Notice the pattern; we multiply each consecutive term by a common ratio of 0.1 starting with the first term of 0.3. So, substituting into our formula for an infinite geometric sum, we have

$S=\dfrac{a_1}{1-r} =\dfrac{0.3}{1-0.1} =\dfrac{0.3}{0.9} =\dfrac{1}{3}$

Example: Solving an Annuity Problem

A deposit of $100 is placed into a college fund at the beginning of every month for 10 years. The fund earns 9% annual interest, compounded monthly, and paid at the end of the month. How much is in the account right after the last deposit?

Answer: The value of the initial deposit is $100, so ${a}_{1}=100$. A total of 120 monthly deposits are made in the 10 years, so $n=120$. To find $r$, divide the annual interest rate by 12 to find the monthly interest rate and add 1 to represent the new monthly deposit.

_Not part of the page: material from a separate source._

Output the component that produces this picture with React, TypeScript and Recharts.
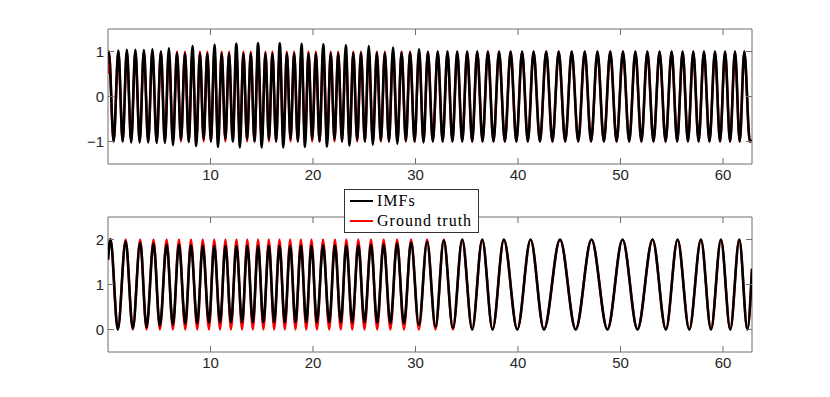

$r=1+\dfrac{0.09}{12}=1.0075$

Substitute ${a}_{1}=100,r=1.0075,$ and $n=120$ into the formula for the sum of the first $n$ terms of a geometric series, and simplify to find the value of the annuity.

${S}_{120}=\dfrac{100\left(1-{1.0075}^{120}\right)}{1 - 1.0075}\approx 19\text{,}351.43$

So the account has $19,351.43 after the last deposit is made.